→ TASK GOAL: Quote verbatim every line from the line containing "Give me the matplotlib source for this chart." to the line containing "ax = fig.add_axes([0.3237, 0.1706, 0.6501, 0.8074])", inclusive of both, and no other line.

→ DATA SHOWN:
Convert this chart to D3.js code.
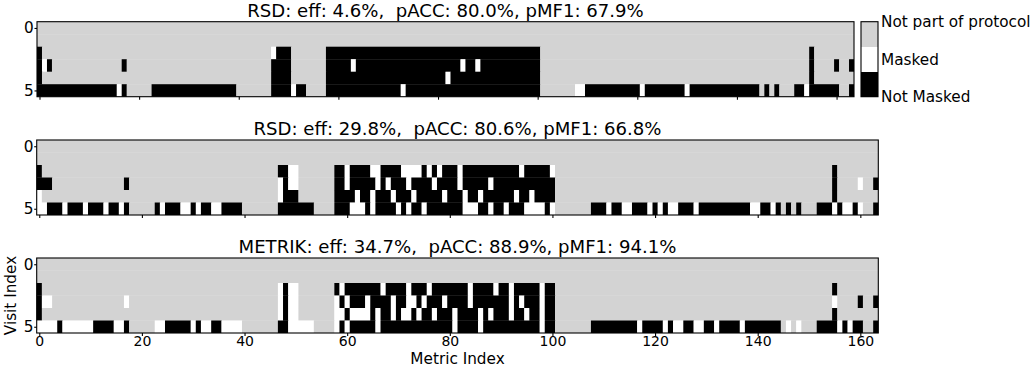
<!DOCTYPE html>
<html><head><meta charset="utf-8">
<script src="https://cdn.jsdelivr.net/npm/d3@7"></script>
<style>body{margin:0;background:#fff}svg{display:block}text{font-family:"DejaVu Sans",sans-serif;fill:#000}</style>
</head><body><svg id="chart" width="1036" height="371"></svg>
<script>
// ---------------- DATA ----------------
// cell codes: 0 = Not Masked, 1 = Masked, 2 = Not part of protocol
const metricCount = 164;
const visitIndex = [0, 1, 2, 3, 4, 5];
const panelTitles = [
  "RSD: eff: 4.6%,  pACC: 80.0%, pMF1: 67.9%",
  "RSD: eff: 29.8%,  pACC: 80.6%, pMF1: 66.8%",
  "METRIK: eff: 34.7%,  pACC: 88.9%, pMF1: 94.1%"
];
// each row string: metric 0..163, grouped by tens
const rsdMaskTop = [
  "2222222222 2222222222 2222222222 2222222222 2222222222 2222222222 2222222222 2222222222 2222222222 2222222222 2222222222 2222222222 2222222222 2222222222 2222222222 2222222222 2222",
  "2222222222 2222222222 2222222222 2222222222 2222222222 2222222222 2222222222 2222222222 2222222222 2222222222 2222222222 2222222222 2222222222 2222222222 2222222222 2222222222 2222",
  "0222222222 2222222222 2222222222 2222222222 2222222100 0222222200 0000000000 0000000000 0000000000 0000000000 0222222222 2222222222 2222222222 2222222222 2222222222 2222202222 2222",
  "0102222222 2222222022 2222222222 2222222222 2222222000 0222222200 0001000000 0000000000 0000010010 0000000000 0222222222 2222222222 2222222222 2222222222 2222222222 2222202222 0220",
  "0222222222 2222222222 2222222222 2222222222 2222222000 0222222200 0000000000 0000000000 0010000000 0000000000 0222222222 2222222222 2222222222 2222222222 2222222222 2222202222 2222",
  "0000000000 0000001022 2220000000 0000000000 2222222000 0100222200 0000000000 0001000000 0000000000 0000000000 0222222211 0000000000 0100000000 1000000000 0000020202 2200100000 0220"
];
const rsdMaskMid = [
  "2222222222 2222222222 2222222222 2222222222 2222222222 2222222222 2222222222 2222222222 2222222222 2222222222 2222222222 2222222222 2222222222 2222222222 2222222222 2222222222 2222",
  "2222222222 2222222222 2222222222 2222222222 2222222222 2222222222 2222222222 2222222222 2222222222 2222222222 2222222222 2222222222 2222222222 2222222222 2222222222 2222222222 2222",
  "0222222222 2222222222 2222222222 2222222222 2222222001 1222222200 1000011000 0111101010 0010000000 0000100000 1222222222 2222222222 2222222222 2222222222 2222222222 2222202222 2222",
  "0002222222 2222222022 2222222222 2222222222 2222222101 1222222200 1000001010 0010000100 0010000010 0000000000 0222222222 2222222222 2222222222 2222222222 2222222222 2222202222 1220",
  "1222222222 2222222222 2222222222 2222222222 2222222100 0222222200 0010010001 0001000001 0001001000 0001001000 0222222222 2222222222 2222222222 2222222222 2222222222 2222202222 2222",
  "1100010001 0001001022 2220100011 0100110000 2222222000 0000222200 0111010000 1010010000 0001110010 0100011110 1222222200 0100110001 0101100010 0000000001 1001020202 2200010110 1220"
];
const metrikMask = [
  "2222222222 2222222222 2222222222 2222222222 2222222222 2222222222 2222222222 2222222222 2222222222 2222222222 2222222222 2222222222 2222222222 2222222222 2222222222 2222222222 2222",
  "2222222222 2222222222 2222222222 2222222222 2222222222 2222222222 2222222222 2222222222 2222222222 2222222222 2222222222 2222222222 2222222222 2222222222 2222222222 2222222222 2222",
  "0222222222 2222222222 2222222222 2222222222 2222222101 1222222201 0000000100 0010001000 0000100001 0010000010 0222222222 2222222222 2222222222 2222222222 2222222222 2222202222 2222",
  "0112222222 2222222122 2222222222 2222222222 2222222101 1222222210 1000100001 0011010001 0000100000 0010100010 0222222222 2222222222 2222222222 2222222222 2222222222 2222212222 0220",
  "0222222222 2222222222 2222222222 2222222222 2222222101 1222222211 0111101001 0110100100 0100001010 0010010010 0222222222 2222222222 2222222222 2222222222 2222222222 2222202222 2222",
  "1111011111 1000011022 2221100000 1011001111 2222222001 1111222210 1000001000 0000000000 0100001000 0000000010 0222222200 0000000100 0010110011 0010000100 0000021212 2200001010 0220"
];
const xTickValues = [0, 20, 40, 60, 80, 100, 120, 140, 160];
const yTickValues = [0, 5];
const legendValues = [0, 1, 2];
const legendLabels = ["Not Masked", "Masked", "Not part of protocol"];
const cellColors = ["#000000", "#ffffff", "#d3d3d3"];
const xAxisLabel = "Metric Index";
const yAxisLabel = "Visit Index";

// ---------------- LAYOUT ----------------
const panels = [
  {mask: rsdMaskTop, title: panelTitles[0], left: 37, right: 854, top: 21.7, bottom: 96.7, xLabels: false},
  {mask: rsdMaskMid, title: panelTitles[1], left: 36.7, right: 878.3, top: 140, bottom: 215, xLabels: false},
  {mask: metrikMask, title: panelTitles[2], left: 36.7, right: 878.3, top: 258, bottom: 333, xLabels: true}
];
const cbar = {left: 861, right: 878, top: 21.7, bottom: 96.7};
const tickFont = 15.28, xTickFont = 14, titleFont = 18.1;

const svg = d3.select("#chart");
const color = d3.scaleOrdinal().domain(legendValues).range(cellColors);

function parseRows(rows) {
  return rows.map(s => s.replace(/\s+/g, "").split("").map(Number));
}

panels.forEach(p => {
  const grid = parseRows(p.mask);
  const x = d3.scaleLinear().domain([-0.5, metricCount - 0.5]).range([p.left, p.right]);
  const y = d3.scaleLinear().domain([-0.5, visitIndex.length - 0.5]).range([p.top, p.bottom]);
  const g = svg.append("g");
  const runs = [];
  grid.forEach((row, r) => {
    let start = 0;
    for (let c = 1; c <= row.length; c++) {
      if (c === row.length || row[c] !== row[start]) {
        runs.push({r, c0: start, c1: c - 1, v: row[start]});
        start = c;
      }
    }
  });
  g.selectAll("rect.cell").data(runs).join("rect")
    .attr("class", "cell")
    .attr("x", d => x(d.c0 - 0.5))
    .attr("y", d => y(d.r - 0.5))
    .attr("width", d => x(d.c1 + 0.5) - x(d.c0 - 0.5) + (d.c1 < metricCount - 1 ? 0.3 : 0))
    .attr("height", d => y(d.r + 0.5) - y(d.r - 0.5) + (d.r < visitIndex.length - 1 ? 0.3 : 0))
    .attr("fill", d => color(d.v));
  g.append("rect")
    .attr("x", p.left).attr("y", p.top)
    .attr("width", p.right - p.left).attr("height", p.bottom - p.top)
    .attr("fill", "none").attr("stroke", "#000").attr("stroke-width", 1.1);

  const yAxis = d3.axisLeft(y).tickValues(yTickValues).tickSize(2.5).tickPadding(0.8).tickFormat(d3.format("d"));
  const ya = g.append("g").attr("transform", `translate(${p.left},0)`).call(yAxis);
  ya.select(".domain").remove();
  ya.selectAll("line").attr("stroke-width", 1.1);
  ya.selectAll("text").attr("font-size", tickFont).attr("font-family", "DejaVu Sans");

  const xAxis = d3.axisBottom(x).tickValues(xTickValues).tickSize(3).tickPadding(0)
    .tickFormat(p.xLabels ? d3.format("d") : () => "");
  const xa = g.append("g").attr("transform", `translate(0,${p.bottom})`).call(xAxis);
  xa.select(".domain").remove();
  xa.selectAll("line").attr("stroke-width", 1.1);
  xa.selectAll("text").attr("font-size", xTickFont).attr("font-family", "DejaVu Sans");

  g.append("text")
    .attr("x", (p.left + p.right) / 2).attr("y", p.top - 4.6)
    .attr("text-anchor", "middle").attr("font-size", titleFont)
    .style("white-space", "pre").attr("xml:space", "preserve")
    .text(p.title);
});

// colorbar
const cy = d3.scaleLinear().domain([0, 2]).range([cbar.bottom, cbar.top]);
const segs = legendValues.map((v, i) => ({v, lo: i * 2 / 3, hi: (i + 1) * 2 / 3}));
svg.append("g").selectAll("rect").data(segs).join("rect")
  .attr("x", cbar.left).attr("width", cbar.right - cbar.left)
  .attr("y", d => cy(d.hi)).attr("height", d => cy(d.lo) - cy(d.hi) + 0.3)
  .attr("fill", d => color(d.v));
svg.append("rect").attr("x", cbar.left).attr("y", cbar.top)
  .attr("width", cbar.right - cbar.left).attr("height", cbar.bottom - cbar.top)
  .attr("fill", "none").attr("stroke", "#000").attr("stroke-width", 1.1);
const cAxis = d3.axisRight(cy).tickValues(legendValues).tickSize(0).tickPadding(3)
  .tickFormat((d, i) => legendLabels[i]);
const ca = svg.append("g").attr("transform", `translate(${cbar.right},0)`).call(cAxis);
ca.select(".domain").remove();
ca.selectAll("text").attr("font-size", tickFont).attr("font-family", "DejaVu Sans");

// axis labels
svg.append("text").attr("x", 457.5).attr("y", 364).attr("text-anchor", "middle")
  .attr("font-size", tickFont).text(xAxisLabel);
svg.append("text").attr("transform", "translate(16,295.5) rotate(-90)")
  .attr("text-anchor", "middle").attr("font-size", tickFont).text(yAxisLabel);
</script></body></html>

---

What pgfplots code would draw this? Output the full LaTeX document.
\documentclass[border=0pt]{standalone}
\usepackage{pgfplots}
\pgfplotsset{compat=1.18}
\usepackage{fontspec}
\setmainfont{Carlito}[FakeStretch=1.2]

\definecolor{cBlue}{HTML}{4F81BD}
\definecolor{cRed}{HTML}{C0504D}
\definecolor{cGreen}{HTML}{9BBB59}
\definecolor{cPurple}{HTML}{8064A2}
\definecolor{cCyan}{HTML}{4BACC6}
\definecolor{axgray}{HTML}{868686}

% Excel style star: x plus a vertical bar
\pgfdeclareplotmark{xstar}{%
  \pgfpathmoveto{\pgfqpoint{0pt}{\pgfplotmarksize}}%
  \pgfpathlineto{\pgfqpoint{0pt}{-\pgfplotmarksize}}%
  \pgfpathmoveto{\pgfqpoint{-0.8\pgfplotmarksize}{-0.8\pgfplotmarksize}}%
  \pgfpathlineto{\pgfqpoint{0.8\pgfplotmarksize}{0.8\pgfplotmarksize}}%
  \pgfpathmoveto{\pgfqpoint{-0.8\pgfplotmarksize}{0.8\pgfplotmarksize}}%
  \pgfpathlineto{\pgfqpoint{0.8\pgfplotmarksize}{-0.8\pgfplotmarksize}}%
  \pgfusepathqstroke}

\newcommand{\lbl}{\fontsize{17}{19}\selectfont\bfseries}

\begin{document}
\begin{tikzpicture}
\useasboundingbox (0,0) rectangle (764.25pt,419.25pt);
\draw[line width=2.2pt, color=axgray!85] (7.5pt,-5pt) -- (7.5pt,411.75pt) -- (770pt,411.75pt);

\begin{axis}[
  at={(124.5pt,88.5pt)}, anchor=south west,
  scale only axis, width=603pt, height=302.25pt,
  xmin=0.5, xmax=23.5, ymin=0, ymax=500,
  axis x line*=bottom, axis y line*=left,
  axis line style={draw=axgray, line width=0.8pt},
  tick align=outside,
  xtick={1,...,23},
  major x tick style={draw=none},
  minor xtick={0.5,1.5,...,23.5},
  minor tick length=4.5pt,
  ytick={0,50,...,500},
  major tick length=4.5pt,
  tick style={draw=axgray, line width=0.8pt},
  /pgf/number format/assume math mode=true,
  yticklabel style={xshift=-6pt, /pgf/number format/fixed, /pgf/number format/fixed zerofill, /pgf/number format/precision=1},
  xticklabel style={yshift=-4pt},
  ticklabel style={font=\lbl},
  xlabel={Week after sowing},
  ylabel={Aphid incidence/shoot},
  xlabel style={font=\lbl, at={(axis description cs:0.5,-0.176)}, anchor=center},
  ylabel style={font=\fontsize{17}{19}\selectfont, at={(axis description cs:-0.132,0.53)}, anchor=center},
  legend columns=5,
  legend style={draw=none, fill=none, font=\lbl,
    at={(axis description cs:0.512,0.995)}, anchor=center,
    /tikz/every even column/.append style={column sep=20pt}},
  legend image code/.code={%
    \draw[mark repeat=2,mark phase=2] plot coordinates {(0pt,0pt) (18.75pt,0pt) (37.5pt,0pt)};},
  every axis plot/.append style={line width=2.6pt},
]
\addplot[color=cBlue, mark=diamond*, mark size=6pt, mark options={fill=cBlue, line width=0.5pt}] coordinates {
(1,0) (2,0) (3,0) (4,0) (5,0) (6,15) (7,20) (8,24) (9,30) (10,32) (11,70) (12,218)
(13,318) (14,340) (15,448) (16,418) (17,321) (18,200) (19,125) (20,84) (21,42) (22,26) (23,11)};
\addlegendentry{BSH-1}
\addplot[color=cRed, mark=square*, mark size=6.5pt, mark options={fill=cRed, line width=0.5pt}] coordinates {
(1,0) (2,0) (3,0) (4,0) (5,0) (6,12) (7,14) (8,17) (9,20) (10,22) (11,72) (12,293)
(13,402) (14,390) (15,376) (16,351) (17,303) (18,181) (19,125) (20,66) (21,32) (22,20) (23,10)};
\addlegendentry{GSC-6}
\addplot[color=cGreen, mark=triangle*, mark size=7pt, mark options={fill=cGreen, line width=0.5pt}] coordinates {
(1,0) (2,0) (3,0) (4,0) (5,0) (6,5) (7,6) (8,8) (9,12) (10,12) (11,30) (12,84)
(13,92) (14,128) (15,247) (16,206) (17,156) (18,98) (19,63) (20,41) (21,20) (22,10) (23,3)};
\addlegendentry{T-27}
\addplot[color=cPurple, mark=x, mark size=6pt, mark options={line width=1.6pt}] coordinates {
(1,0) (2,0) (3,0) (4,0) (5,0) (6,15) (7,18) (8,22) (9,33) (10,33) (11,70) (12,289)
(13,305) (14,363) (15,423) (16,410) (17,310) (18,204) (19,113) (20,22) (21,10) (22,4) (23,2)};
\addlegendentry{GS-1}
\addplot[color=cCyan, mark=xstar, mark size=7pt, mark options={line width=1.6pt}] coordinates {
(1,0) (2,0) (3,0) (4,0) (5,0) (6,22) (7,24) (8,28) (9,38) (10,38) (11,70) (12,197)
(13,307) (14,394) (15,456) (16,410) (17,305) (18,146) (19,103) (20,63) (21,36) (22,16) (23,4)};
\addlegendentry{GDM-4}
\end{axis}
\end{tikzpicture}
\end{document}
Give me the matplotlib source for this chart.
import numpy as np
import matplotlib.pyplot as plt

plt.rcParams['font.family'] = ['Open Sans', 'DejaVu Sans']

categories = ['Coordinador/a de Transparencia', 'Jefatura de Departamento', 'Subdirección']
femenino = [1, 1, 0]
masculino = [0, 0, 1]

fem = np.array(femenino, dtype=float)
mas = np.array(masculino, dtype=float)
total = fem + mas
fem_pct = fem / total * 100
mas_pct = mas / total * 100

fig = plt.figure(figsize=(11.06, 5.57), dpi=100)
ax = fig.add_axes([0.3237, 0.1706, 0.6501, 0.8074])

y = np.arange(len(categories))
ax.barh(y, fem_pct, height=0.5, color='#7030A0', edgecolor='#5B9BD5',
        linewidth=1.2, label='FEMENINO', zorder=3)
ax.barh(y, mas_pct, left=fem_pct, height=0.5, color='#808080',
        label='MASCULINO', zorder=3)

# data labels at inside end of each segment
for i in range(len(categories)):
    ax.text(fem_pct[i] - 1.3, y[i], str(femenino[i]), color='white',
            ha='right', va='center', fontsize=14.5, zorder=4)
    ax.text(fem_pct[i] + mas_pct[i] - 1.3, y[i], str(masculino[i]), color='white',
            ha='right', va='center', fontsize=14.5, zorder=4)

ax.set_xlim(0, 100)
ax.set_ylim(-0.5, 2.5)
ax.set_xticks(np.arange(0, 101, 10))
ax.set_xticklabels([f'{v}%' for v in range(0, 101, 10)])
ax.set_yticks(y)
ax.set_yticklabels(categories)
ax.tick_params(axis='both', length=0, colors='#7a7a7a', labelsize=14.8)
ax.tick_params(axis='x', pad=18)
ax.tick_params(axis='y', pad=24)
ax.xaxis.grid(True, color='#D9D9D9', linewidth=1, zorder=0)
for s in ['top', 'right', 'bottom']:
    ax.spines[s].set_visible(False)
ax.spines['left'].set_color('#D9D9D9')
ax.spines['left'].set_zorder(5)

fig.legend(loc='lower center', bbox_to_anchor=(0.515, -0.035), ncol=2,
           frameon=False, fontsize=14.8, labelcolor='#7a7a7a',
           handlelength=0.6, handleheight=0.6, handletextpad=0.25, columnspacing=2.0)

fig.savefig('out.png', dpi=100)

→ SOLUTION FOR THIS EXERCISE:
Give me the matplotlib source for this chart.
import numpy as np
import matplotlib.pyplot as plt

plt.rcParams['font.family'] = ['Open Sans', 'DejaVu Sans']

categories = ['Coordinador/a de Transparencia', 'Jefatura de Departamento', 'Subdirección']
femenino = [1, 1, 0]
masculino = [0, 0, 1]

fem = np.array(femenino, dtype=float)
mas = np.array(masculino, dtype=float)
total = fem + mas
fem_pct = fem / total * 100
mas_pct = mas / total * 100

fig = plt.figure(figsize=(11.06, 5.57), dpi=100)
ax = fig.add_axes([0.3237, 0.1706, 0.6501, 0.8074])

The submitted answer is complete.